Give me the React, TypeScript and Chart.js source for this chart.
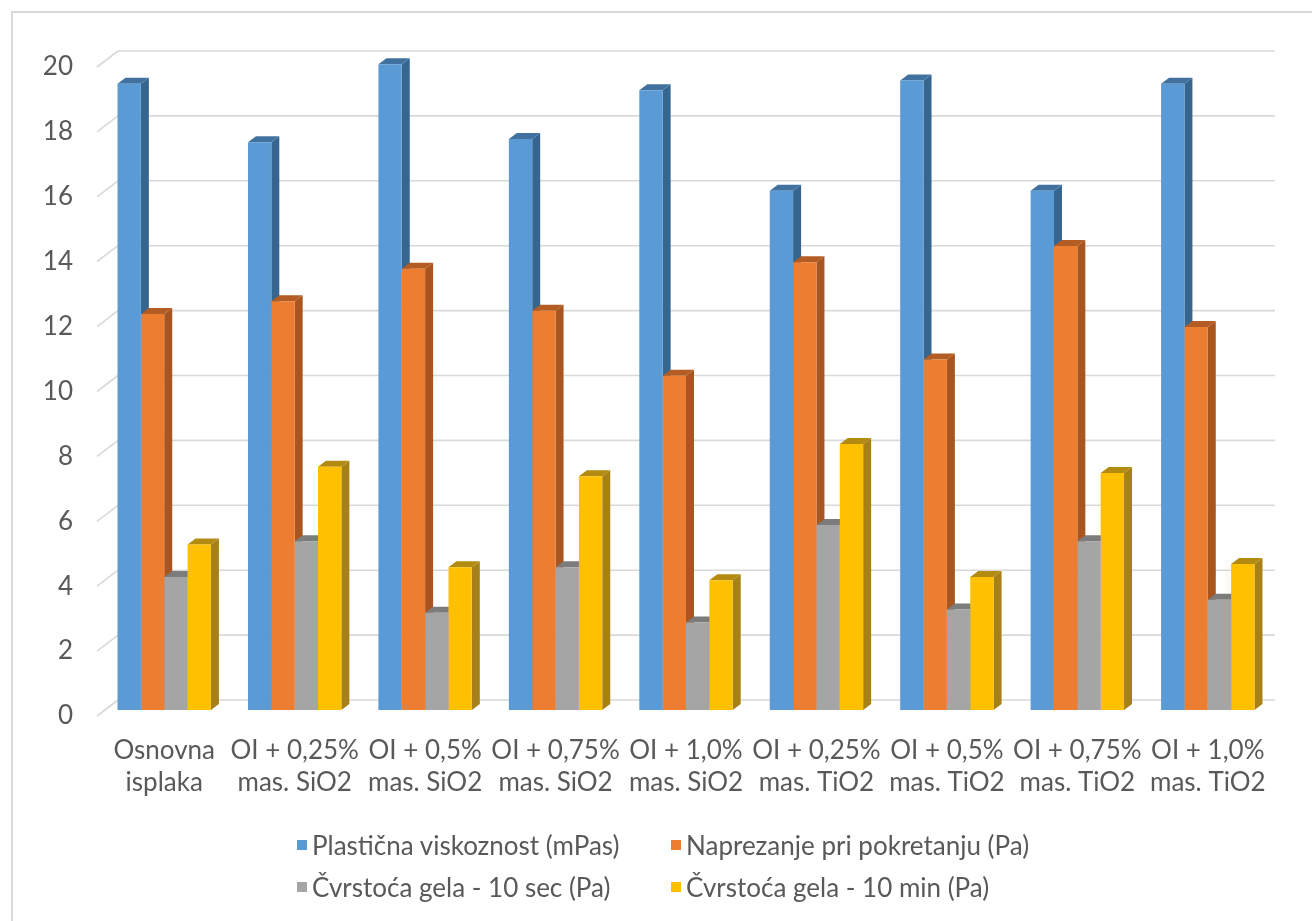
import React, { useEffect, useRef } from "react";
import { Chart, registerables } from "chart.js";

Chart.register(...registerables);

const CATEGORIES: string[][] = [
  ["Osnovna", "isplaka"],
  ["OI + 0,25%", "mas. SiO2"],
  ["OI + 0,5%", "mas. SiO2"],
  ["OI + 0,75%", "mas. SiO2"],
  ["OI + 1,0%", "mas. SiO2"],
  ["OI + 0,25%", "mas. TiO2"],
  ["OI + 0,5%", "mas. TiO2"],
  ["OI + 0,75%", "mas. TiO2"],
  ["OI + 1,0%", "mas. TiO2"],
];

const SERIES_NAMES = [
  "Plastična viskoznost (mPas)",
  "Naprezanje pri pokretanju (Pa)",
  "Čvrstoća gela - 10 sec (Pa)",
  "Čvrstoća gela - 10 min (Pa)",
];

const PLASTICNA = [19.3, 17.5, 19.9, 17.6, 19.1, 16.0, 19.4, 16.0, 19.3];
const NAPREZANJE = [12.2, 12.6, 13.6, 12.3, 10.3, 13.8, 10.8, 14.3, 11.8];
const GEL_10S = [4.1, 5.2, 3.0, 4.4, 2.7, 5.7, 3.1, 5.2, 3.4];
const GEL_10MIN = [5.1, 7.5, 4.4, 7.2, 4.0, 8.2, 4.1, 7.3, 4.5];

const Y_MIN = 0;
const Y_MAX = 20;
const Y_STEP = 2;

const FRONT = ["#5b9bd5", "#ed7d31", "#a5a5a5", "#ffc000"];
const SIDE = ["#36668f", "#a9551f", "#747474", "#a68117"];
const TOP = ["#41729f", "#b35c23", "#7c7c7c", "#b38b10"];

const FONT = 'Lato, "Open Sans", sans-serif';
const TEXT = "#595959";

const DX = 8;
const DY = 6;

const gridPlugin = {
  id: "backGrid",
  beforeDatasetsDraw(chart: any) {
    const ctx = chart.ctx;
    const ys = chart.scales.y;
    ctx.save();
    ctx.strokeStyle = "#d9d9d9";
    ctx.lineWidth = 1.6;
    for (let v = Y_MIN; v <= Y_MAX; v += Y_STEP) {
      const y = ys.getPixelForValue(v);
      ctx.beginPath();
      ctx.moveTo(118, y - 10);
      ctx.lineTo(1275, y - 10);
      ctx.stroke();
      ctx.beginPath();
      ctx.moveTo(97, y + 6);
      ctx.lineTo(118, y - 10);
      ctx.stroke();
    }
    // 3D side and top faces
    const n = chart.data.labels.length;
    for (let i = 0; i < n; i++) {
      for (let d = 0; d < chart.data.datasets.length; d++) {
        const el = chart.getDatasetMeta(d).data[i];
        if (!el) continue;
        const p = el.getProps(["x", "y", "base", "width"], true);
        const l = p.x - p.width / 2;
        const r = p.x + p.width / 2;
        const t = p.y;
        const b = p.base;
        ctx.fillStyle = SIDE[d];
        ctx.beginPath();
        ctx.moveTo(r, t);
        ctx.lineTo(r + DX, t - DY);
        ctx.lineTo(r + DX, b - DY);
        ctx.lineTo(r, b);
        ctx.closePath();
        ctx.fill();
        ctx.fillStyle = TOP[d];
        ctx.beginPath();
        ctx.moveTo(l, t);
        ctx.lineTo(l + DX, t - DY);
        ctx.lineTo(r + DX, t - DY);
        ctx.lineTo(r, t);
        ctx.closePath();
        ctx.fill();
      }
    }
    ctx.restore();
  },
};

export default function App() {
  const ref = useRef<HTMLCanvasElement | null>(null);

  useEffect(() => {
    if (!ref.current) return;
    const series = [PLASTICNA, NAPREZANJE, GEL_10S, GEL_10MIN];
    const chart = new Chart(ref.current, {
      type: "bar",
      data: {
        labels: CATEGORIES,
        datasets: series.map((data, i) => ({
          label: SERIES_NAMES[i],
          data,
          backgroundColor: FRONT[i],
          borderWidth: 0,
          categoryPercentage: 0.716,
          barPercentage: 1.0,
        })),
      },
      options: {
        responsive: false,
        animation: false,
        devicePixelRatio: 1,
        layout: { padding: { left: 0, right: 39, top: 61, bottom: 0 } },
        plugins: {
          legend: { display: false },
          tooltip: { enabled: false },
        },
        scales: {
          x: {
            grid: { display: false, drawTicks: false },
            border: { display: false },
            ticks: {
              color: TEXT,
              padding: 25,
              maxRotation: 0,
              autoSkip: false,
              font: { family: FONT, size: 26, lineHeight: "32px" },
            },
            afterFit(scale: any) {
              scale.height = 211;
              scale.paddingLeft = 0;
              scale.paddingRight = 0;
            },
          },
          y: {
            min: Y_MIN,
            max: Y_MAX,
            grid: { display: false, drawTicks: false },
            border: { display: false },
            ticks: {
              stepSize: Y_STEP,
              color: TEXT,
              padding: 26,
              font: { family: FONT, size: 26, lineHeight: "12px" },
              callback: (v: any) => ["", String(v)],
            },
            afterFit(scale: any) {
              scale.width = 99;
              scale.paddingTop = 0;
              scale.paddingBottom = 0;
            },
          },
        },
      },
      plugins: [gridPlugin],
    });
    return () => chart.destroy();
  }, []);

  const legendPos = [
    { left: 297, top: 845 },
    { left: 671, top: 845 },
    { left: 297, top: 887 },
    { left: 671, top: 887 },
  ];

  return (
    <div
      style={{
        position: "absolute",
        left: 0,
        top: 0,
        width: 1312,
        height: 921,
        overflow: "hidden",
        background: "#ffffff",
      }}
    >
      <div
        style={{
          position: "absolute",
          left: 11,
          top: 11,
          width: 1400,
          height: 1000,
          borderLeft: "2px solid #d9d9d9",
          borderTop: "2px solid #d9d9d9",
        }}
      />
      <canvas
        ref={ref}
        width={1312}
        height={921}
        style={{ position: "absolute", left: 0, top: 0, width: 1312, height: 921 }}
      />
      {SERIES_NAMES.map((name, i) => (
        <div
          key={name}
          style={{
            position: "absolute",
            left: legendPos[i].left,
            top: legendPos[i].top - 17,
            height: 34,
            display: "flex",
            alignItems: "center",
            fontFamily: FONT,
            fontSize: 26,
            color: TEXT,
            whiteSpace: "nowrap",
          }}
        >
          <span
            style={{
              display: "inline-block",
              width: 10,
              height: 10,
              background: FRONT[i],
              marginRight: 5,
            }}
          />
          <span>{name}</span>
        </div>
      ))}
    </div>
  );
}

§ **Task description**
Write out an exact copy of the listing, first line through the line containing "Chart.register(...registerables);", with the pictures left out.

§ **Task answer**
Give me the React, TypeScript and Chart.js source for this chart.
import React, { useEffect, useRef } from "react";
import { Chart, registerables } from "chart.js";

Chart.register(...registerables);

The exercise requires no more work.